Affiliations of the authors: Department of Computer Science (NC, MS), Center for Medical Informatics (MVO, K-HC, PLM), Department of Genetics (HZhao, KWh); Department of Molecular Biophysics and Biochemistry (MG, KWi); Department of Molecular, Cellular, and Developmental Biology (PLM); Department of Statistics (JC); Department of Epidemiology and Public Health (HZhao, BW, HZhan); Department of Ecology and Evolutionary Biology (SR); and W. M. Keck Biotechnology Resource Laboratory (KWi), Yale University, New Haven, CT.

Correspondence and reprints: Nicholas Carriero, Department of Computer Science, Yale University, New Haven, CT 06520-8285; e-mail: <carriero-nicholas{at}yale.edu>.

Received for publication: 03/09/04; accepted for publication: 08/05/04.

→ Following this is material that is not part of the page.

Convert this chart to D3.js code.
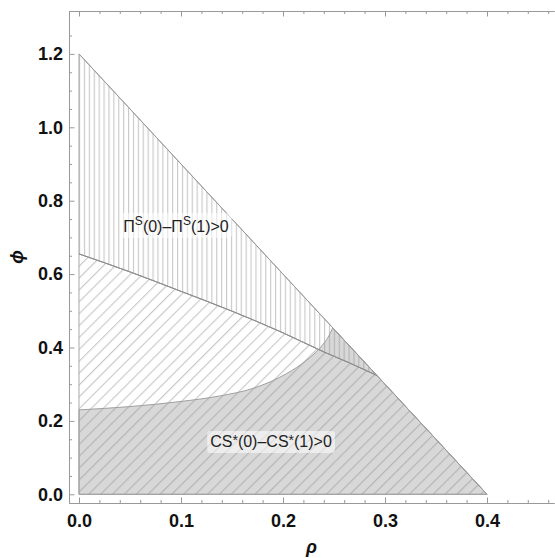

The rapid advances in high-throughput biotechnologies such as DNA microarrays and mass spectrometry have generated vast amounts of data ranging from gene expression to proteomics data. The large size and complexity involved in analyzing such data demand a significant amount of computing power. High-performance computation (HPC) is an attractive and increasingly affordable approach to help meet this challenge. There is a spectrum of techniques that can be used to achieve computational speedup with varying degrees of impact in terms of how drastic a change is required to allow the software to run on an HPC platform. This paper describes a high- productivity/low-maintenance (HP/LM) approach to HPC that is based on establishing a collaborative relationship between the bioinformaticist and HPC expert that respects the former's codes and minimizes the latter's efforts. The goal of this approach is to make it easy for bioinformatics researchers to continue to make iterative refinements to their programs, while still being able to take advantage of HPC. The paper describes our experience applying these HP/LM techniques in four bioinformatics case studies: (1) genome-wide sequence comparison using Blast, (2) identification of biomarkers based on statistical analysis of large mass spectrometry data sets, (3) complex genetic analysis involving ordinal phenotypes, (4) large-scale assessment of the effect of possible errors in analyzing microarray data. The case studies illustrate how the HP/LM approach can be applied to a range of representative bioinformatics applications and how the approach can lead to significant speedup of computationally intensive bioinformatics applications, while making only modest modifications to the programs themselves.